Hardware Environment(Ascend/GPU/CPU): GPU
Software Environment:
– MindSpore version (source or binary): 1.6.0
– Python version (e.g., Python 3.7.5): 3.7.6
– OS platform and distribution (e.g., Linux Ubuntu 16.04): Ubuntu 4.15.0-74-generic
– GCC/Compiler version (if compiled from source):
训练脚本是通过构建Conv2d的单算子网络,对输入张量计算二维卷积。脚本如下:
01 class Net(nn.Cell):
02 def __init__(self,in_channels,out_channels,kernel_size):
03 super(Net, self).__init__()
04 self.in_channels = in_channels
05 self.out_channels = out_channels
06 self.kernel_size = kernel_size
07 self.conv2d = nn.Conv2d(self.in_channels,self.out_channels,self.kernel_size)
08
09 def construct(self, x):
10 result = self.conv2d (x)
11 return result
12
13 net = Net(in_channels=1, out_channels =240, ,kernel_size =4)
14 x = Tensor(np.ones([3, 3, 1024, 640]), mindspore.float32)
15 out = net(x)
16 print('out',out.shape)
这里报错信息如下:
Traceback (most recent call last):
File "demo.py", line 15, in <module>
out = net(x)
…
RuntimeError: mindspore/core/ops/conv2d.cc:185 Conv2dInferShape] For 'Conv2D', 'C_in' of input 'x' shape divide by parameter 'group' should be equal to 'C_in' of input 'weight' shape: 1, but got 'C_in' of input 'x' shape: 3, and 'group': 1
The function call stack (See file 'rank_0/om/analyze_fail.dat' for more details):
\# 0 In file demo.py(10)
result = self.conv2d (x)
原因分析
在MindSpore 1.6版本中,在construct中创建和使用Tensor。而在脚本中第10行代码发现了在construct中创建tensor对象并使用。

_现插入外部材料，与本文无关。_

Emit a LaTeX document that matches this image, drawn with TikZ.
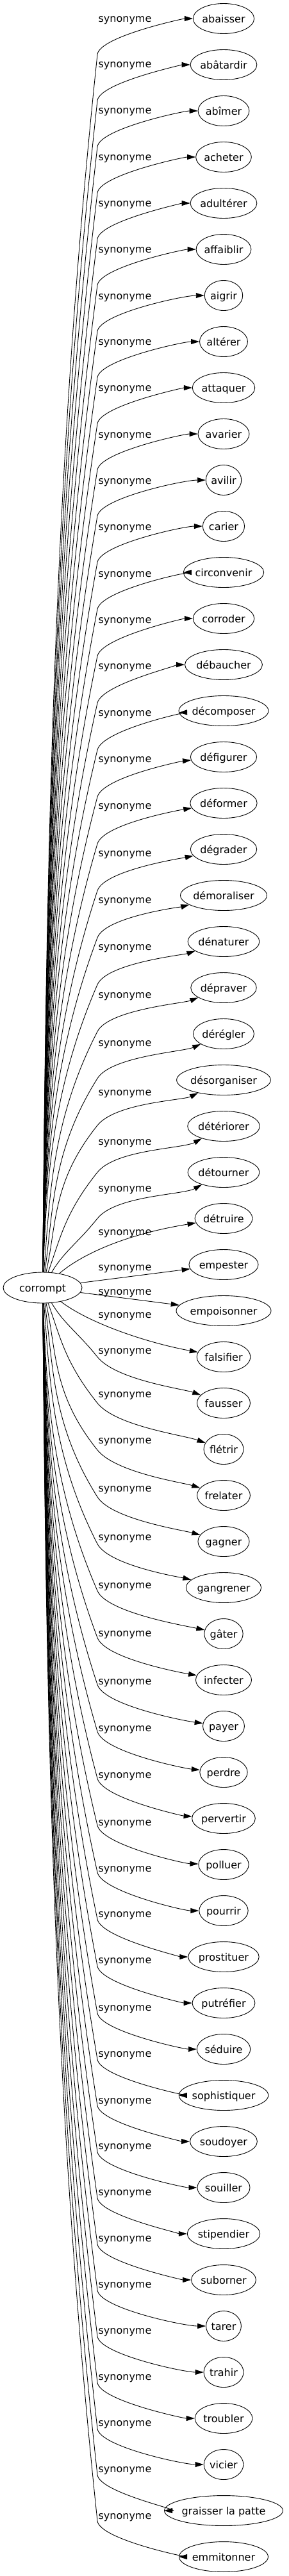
\documentclass[tikz,border=0pt]{standalone}
\usepackage{fontspec}
\setmainfont{DejaVu Sans}
\usetikzlibrary{arrows.meta,shapes.geometric,calc}
\newlength\twid
\begin{document}
\begin{tikzpicture}[x=1pt,y=1pt,
  every node/.style={font=\fontsize{16}{19}\selectfont},
  word/.style={draw, ellipse, line width=0.9pt, inner sep=0pt, minimum height=47pt, text height=12pt, text depth=0pt},
  rel/.style={line width=0.9pt, -{Triangle[length=13pt,width=8pt]}},
  lab/.style={inner sep=0pt, anchor=base}]
\useasboundingbox (0,0) rectangle (450,-4019);
\node[word, minimum width=123pt, minimum height=48pt] (root) at (66.5,-2009) {corrompt};
\foreach \i/\w/\ly in {0/abaisser/30, 1/abâtardir/101, 2/abîmer/173, 3/acheter/246, 4/adultérer/318, 5/affaiblir/390, 6/aigrir/463, 7/altérer/534, 8/attaquer/606, 9/avarier/679, 10/avilir/751, 11/carier/823, 12/circonvenir/896, 13/corroder/968, 14/débaucher/1040, 15/décomposer/1113, 16/défigurer/1185, 17/déformer/1258, 18/dégrader/1332, 19/démoraliser/1405, 20/dénaturer/1478, 21/dépraver/1553, 22/dérégler/1628, 23/désorganiser/1705, 24/détériorer/1782, 25/détourner/1855, 26/détruire/1923, 27/empester/1978, 28/empoisonner/2016, 29/falsifier/2052, 30/fausser/2108, 31/flétrir/2176, 32/frelater/2248, 33/gagner/2323, 34/gangrener/2399, 35/gâter/2474, 36/infecter/2549, 37/payer/2624, 38/perdre/2697, 39/pervertir/2770, 40/polluer/2844, 41/pourrir/2916, 42/prostituer/2987, 43/putréfier/3059, 44/séduire/3133, 45/sophistiquer/3205, 46/soudoyer/3278, 47/souiller/3349, 48/stipendier/3421, 49/suborner/3493, 50/tarer/3565, 51/trahir/3637, 52/troubler/3709, 53/vicier/3781, 54/graisser la patte/3853, 55/emmitonner/3926}{
  \settowidth\twid{\fontsize{16}{19}\selectfont \w}
  \pgfmathsetmacro\ew{1.2*\twid+35}
  \pgfmathsetmacro\yt{29+72*\i}
  \node[word, minimum width=\ew pt] (n\i) at (349,-\yt) {\w};
  \node[lab] at (195,-\ly-4) {synonyme};
  \ifnum\i<26 \def\gen{1}\else\ifnum\i>29 \def\gen{1}\else\def\gen{0}\fi\fi
  \if1\gen
    \pgfmathsetmacro\ed{\yt-2009}
    \pgfmathsetmacro\es{(\ed<0 ? -1 : 1)}
    \pgfmathsetmacro\ea{abs(\ed)}
    \pgfmathsetmacro\eb{56+16*max(0,min(1,1-(\ea-250)/950))}
    \pgfmathsetmacro\ewy{\yt-\es*\eb}
    \pgfmathsetmacro\eL{\ea-\eb}
    \pgfmathsetmacro\esl{min(0.8,205/\eL)}
    \pgfmathsetmacro\eh{0.35*\eL}
    \pgfmathsetmacro\cax{72+30*max(0,1-(\ea-150)/400)}
    \pgfmathsetmacro\cay{2009+\es*(24+0.3*\eL)}
    \pgfmathsetmacro\cbx{152-\esl*\eh}
    \pgfmathsetmacro\cby{\ewy-\es*\eh}
    \pgfmathsetmacro\ehh{0.5*\eb}
    \pgfmathsetmacro\qax{152+\esl*\ehh}
    \pgfmathsetmacro\qay{\ewy+\es*\ehh}
    \pgfmathsetmacro\eoff{(\es<0 ? 16 : -10)*max(0,min(1,1-(\ea-250)/700))}
    \pgfmathsetmacro\qbx{349-\ew/2-45}
    \pgfmathsetmacro\qby{\yt+2.2*\eoff}
    \draw[rel] (root) .. controls (\cax,-\cay) and (\cbx,-\cby) .. (152,-\ewy) .. controls (\qax,-\qay) and (\qbx,-\qby) .. (n\i);
  \fi
}
\draw[rel] (root) .. controls (130,-1955) and (200,-1925) .. (n26);
\draw[rel] (root) -- (n27);
\draw[rel] (root) -- (n28);
\draw[rel] (root) .. controls (140,-2065) and (230,-2095) .. (n29);
\end{tikzpicture}
\end{document}
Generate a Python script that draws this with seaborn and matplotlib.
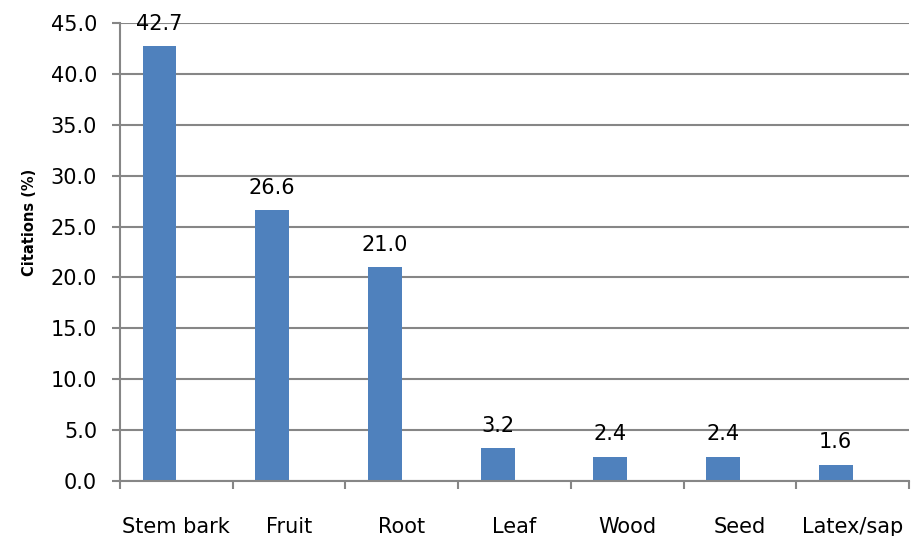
import matplotlib
matplotlib.use("Agg")
import matplotlib.pyplot as plt
import seaborn as sns
import pandas as pd
import numpy as np

categories = ["Stem bark", "Fruit", "Root", "Leaf", "Wood", "Seed", "Latex/sap"]
citations = [42.7, 26.6, 21.0, 3.2, 2.4, 2.4, 1.6]
yticks = [0, 5, 10, 15, 20, 25, 30, 35, 40, 45]

sns.set_theme(style="white")
plt.rcParams["font.family"] = ["DejaVu Sans"]

# Excel-style chart with an (empty) second series that shifts the bars left
df = pd.DataFrame({
    "part": categories * 2,
    "value": citations + [0.0] * len(categories),
    "series": ["Citations"] * len(categories) + ["empty"] * len(categories),
})

fig = plt.figure(figsize=(9.11, 5.36), dpi=100)
ax = fig.add_axes([120 / 911, 1 - 481 / 536, (909 - 120) / 911, (481 - 23) / 536])

sns.barplot(data=df, x="part", y="value", hue="series", order=categories,
            palette=["#4F81BD", "#C0504D"], width=0.6, dodge=True,
            errorbar=None, legend=False, ax=ax, linewidth=0, saturation=1)

ax.bar_label(ax.containers[0], labels=[f"{v:.1f}" for v in citations],
             fontsize=15, padding=9, color="black")

ax.set_ylim(0, 45)
ax.set_xlim(-0.5, len(categories) - 0.5)
ax.set_yticks(yticks)
ax.set_yticklabels([f"{t:.1f}" for t in yticks], fontsize=15)
ax.yaxis.grid(True, color="#868686", linewidth=1.5)
ax.set_axisbelow(True)

ax.set_xticks(range(len(categories)))
ax.set_xticklabels(categories, fontsize=15)
ax.tick_params(axis="x", length=0, pad=26)
ax.set_xticks(np.arange(len(categories) + 1) - 0.5, minor=True)
ax.tick_params(axis="x", which="minor", length=5.5, width=1.5, color="#868686",
               direction="out", bottom=True)
ax.tick_params(axis="y", length=6, width=1.5, color="#868686", direction="out",
               left=True, pad=10.5, labelcolor="black")
ax.tick_params(axis="x", labelcolor="black")

for side in ["top", "right"]:
    ax.spines[side].set_visible(False)
for side in ["left", "bottom"]:
    ax.spines[side].set_color("#868686")
    ax.spines[side].set_linewidth(1.5)

ax.set_xlabel("")
ax.set_ylabel("Citations (%)", fontsize=10.5, fontweight="bold", color="black")
ax.yaxis.set_label_coords(-0.105, 0.5655)

fig.savefig("out.png", dpi=100)
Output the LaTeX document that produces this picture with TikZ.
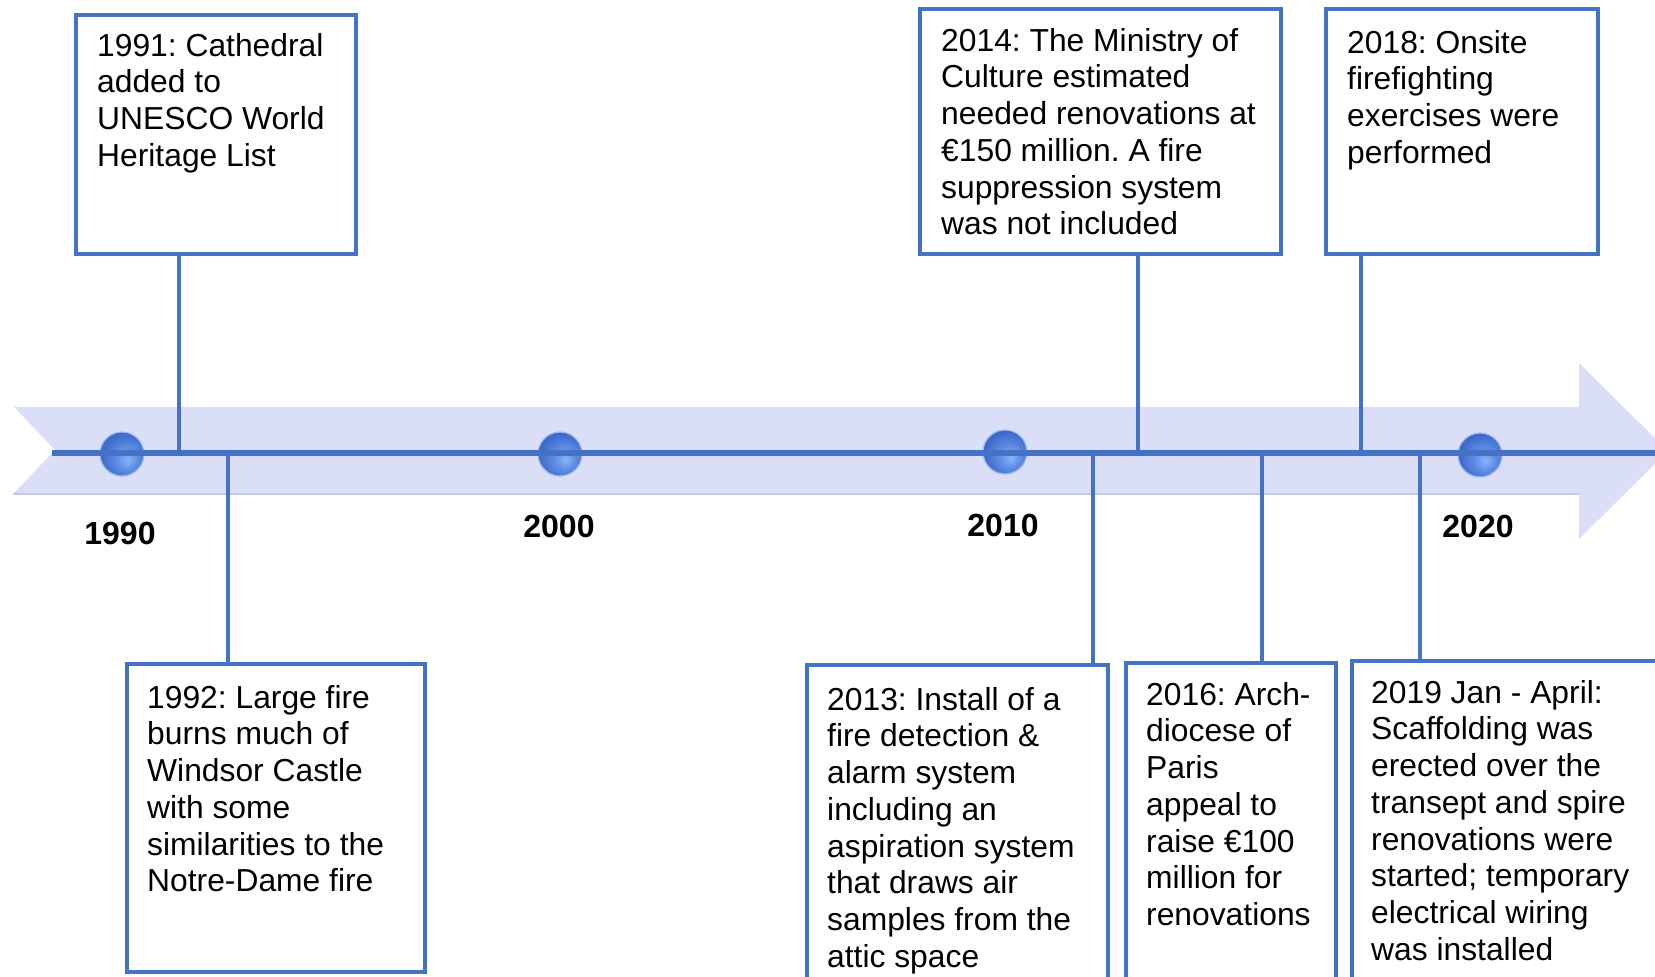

接着看报错信息,在RuntimeError中,写到*‘C_in’ of input ‘x’ shape divide by parameter ‘group’ should be equal to ‘C_in’ of input ‘weight’ shape: 1, but got ‘C_in’ of input ‘x’ shape: 3, and ‘group’: 1*,意思是输入x shape中C_in 除以 group 必须要等于输入weight shape的C_in,即x_shape[C_in] / group 必须要 == w_shape[C_in] ,但是用户给的w_shape[C_in] 值是1,但是x_shape[C_in] / group 却==3,这个w_shape[C_in]就是权重的channels维的大小,也就是你传的in_channels属性值,检查一下是不是把nn.Conv2d初始化时的in_channels属性设置成1了,在官网中对C_in和in_channels也做了几乎一样的描述。`
检查代码发现,13行代码in_channels确实不等于14行C_in值,此时将in_channels设置为数据相同的C_in值即可。
基于上面已知的原因,很容易做出如下修改:
此时执行成功,输出如下:
out: (3, 240, 1024, 640)
定位报错问题的步骤:
1、 找到报错相关的用户代码行:net = Net(in_channels=1, out_channels =240, ,kernel_size =4)、x = Tensor(np.ones([3, 3, 1024, 640]), mindspore.float32) ;
2、 根据日志报错信息中的关键字,缩小分析问题的范围: ‘C_in’ of input ‘x’ shape divide by parameter ‘group’ should be equal to ‘C_in’ of input ‘weight’ shape: 1, but got ‘C_in’ of input ‘x’ shape: 3, and ‘group’: 1;
3、需要重点关注变量定义、初始化的正确性。